The World Cup in 1994 saw Matthaus once again take the limelight - as Maradona suffered his well publicised problems - and, acting as a sweeper, led the Germans to a quarter-final appearance and shock defeat to surprise package Bulgaria. He was supposed to be playing in his last World Cup but joined Uwe Seeler, Wladislav Zmuda and Maradona in the record books in the tournament with 21 games before his exit.

Yet while the likes of Maradona may have hailed his rival, he was often not held in such regard by his colleagues and team-mates.

Despite their success together, he and Klinsmann shared a mutual loathing that began when the striker arrived at Bayern from Spurs in the summer of 1995. That Berti Vogts had awarded Klinsmann the national captaincy did not help, as the deposed skipper accused his successor of plotting to unseat him.
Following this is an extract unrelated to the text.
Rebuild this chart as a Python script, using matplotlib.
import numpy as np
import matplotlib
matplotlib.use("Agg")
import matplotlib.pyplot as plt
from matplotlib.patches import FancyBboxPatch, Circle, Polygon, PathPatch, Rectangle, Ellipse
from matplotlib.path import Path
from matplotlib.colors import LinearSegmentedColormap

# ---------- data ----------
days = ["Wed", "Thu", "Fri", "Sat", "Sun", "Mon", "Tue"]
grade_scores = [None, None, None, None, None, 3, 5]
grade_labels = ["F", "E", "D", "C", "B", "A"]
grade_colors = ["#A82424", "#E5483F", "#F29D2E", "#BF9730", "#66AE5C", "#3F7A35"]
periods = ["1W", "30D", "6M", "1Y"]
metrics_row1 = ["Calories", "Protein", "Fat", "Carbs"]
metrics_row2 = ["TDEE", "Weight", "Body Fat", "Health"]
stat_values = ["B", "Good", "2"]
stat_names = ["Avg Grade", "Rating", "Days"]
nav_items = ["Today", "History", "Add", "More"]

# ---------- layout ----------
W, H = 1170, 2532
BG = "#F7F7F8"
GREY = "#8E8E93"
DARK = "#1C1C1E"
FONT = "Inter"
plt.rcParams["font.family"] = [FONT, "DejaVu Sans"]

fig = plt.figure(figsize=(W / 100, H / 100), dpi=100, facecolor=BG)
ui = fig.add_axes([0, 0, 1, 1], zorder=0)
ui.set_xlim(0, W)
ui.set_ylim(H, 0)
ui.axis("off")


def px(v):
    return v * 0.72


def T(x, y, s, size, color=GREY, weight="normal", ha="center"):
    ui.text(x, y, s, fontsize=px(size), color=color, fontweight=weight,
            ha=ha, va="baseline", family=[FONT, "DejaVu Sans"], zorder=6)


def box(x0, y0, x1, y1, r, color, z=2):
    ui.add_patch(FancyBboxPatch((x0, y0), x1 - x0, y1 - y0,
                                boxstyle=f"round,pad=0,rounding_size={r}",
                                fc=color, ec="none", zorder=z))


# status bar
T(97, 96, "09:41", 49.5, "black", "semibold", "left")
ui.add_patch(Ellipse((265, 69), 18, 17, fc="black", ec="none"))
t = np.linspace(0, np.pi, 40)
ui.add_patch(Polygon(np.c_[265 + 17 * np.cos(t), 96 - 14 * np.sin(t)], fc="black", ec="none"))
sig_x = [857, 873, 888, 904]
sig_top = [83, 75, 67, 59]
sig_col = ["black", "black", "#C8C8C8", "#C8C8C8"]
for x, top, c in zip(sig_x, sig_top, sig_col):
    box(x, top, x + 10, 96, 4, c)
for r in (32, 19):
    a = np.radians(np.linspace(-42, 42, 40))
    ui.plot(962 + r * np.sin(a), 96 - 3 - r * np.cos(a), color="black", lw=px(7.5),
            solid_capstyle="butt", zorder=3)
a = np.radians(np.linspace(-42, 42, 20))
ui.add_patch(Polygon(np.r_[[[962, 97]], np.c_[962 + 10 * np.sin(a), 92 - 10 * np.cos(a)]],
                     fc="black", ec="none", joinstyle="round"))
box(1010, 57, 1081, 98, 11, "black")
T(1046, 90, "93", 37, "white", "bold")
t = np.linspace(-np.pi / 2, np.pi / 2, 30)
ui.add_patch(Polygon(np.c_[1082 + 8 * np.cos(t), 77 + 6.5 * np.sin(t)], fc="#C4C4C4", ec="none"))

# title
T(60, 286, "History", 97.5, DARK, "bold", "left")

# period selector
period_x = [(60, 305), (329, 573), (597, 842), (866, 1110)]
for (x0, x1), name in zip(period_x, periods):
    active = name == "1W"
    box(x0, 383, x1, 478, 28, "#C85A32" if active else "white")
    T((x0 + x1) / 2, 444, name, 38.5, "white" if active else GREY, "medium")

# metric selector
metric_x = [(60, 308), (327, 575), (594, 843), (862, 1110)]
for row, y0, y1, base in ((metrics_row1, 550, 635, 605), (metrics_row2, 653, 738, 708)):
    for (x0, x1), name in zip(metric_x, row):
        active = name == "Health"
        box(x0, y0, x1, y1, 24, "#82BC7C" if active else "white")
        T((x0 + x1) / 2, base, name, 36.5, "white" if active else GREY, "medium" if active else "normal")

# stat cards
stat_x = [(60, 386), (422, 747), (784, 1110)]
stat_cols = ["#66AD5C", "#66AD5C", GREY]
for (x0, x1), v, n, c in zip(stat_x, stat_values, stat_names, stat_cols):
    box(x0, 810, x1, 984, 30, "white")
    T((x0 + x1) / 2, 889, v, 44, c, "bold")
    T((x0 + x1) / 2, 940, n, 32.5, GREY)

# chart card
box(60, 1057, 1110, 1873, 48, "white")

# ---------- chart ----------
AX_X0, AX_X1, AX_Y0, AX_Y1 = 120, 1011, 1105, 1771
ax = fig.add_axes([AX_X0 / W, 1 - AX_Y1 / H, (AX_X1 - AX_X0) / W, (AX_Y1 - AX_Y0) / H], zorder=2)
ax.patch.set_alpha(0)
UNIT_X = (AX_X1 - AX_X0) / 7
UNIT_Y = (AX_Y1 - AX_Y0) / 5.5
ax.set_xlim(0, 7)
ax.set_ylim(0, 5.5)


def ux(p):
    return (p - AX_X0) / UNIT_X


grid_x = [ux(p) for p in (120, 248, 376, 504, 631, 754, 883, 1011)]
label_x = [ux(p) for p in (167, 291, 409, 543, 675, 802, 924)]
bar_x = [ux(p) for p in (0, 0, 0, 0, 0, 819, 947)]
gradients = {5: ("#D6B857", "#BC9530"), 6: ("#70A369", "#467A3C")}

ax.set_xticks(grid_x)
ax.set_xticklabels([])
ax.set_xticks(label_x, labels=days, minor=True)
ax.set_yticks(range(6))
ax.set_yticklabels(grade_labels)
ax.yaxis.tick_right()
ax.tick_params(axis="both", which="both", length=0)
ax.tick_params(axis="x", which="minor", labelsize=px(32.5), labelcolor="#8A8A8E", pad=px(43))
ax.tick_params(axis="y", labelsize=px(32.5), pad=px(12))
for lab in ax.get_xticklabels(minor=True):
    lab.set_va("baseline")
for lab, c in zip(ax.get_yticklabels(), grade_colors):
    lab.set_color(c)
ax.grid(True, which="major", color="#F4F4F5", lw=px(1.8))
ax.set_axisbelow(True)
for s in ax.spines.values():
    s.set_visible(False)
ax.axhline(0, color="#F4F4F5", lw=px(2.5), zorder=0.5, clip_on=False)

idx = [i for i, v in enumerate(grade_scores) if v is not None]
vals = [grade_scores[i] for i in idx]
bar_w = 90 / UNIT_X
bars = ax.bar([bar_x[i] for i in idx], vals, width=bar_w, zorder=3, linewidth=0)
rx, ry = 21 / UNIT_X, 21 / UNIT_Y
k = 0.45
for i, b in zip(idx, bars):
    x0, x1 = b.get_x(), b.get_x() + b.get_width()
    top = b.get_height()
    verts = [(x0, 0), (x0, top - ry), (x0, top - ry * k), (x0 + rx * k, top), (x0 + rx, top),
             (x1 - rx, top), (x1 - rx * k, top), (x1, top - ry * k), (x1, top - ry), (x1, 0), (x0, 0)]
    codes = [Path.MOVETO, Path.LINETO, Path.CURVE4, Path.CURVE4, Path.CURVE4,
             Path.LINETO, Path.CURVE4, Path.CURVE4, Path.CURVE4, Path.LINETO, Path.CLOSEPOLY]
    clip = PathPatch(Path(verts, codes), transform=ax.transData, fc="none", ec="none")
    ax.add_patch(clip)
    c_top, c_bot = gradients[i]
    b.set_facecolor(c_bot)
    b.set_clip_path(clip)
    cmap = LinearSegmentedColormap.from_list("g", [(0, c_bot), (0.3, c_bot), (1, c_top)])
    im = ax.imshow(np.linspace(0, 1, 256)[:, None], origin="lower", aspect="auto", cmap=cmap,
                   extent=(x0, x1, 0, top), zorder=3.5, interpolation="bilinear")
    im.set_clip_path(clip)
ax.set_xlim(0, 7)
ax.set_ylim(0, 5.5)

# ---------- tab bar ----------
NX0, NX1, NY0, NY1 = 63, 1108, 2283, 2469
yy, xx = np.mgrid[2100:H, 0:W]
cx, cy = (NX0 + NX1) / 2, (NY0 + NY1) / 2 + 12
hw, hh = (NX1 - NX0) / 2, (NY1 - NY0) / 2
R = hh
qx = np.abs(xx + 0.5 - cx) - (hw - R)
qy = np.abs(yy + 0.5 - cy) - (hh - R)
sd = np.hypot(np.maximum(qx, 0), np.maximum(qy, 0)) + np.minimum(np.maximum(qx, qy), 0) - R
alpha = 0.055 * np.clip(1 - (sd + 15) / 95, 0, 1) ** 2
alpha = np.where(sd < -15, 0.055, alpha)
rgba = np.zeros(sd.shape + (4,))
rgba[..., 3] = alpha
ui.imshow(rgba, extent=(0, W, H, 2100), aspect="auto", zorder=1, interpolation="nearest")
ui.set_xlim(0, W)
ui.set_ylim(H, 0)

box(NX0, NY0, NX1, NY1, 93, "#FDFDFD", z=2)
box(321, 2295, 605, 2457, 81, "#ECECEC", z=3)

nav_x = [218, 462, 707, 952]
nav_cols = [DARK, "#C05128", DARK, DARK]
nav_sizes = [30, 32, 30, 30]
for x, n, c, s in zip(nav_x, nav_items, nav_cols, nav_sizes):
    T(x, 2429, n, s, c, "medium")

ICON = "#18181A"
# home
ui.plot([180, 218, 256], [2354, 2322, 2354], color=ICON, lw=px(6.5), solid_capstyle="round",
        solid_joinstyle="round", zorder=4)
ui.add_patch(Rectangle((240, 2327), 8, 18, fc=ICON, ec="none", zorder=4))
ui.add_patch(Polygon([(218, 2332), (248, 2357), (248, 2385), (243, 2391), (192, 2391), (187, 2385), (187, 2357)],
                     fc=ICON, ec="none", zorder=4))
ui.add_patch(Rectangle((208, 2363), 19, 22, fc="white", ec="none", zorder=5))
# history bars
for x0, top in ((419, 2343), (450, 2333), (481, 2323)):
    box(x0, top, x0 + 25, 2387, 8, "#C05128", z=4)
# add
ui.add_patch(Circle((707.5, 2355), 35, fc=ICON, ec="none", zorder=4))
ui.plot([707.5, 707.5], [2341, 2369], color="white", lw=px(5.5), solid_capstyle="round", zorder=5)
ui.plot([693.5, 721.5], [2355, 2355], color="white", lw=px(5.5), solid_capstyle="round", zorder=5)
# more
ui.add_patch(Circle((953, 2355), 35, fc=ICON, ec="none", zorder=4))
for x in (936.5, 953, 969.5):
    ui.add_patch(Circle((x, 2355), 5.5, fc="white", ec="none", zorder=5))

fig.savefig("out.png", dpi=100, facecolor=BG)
A Matthaus-less Germany consequently won Euro 96 and a jealous Matthaus chose to rubbish his colleague, betting that he would not score 15 goals in the coming season. Klinsmann achieved that target - just - but was soon the fall-guy in the relationship as he fled to Sampdoria in the summer of 1997.

The two were surprisingly reunited at the 1998 World Cup finals when Matthaus stepped in for the injured Matthias Sammer as sweeper. This too would end in recrimination as Croatia ravaged Germany 3-0 in the quarter-finals in Lyon as Matthaus' legs began to show their advanced age - although he set a new record for games by a single player at the tournament (25). That he was granted another go at Euro 2000, where he was again shown up as yesterday's man, was a grave error by coach Erich Ribbeck, yet it was Matthaus' personality, matched by his previous deeds and standing in the game, that made him undroppable when common sense dictated he could be the disaster he turned out to be.


The Euros would prove to be his international playing swansong and, since then, Matthaus has occasionally resurfaced as a coach, though not yet in his homeland. As a player, he had resembled something of a souped-up Bryan Robson. As a manager, he has been more than a match for his English counterpart's failings. Rapid Vienna, Partizan Belgrade, the Hungarian national team, Red Bull Salzburg, Atletico Paranaense and Maccabi Netanya have all been granted his questionable talents, with man-management not one of his often quoted qualities.

In Germany, despite that glorious playing career, Matthaus has become more famous for his ability to rub people up the wrong way. Tawdry headlines have followed him. As well as being on his fourth wife, his mouth has been capable of statements like the tasteful morsel offered to a Dutch tourist in Munich: "The Dutch are all arseholes, Adolf probably forgot you."

A women's basketball team was once greeted with "Hey girls, our black player has the longest appendage." Meanwhile, his desire to return to Bayern in a coaching dream team with Ottmar Hitzfeld can never bear fruit while Uli Hoeness is the club's general manager. Hoeness swore that he would not even have Matthaus as groundsman at Bayern, especially after a legal suit over his farewell testimonial.

After being a player who achieved the greatest heights he seems to have retained few friends in the game, although Loddar could barely care less about that as his status among the greats is written in stone.